• **Provided material**:

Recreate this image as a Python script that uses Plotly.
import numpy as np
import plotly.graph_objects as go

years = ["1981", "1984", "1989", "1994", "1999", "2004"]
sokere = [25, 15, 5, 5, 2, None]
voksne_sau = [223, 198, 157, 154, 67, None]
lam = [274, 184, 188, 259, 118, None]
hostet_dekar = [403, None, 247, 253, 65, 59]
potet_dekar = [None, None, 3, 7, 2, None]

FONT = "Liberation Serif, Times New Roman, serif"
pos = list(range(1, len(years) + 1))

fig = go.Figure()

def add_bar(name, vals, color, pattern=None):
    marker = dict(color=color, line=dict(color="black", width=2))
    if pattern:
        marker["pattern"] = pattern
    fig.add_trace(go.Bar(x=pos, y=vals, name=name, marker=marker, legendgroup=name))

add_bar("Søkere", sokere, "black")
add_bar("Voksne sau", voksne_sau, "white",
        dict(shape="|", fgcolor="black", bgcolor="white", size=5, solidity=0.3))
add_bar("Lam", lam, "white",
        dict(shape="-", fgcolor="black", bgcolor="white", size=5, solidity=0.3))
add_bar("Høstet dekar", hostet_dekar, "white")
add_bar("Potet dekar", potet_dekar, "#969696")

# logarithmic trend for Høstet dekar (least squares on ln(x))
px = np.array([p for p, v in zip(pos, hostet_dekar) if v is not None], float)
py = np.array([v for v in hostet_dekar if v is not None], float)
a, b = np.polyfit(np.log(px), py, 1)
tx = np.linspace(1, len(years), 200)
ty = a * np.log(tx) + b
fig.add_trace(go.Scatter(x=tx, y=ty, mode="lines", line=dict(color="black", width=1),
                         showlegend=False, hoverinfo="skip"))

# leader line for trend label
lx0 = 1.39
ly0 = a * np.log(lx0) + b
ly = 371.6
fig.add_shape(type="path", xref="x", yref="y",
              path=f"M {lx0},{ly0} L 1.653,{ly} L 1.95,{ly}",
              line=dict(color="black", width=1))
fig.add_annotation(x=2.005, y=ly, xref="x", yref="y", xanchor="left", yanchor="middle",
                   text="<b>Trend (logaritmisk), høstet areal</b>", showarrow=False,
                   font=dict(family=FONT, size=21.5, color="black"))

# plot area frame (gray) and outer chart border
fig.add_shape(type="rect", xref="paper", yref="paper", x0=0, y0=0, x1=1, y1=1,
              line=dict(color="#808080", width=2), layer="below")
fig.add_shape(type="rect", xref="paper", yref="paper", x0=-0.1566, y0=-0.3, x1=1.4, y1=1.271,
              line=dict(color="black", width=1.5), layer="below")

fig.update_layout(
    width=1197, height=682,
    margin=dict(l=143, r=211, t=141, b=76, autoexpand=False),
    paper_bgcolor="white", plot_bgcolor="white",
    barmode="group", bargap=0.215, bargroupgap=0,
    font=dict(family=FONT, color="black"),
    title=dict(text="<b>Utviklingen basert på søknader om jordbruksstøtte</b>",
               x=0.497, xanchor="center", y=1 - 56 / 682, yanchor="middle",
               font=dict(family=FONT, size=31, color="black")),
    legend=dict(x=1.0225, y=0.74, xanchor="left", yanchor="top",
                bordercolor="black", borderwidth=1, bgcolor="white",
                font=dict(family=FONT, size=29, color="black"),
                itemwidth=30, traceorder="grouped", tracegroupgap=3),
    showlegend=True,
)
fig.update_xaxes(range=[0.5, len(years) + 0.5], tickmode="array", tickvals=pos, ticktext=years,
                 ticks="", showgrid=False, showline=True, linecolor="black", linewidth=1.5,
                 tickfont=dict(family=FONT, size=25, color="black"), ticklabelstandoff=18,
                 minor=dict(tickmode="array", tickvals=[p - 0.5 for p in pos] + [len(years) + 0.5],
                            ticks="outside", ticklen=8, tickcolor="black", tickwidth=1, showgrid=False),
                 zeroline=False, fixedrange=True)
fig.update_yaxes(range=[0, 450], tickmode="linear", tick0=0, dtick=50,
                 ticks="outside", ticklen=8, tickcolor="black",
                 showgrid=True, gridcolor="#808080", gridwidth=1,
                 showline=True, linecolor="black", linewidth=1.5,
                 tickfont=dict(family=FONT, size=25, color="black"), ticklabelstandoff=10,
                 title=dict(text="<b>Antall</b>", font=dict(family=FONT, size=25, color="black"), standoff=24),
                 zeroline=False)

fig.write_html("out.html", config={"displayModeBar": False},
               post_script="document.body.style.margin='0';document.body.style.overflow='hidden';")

• **Exercise**:
Everything from the first line of the material through the line containing "import plotly.graph_objects as go" is to be printed exactly; lines after that are to be left out.

• **Answer**:
Recreate this image as a Python script that uses Plotly.
import numpy as np
import plotly.graph_objects as go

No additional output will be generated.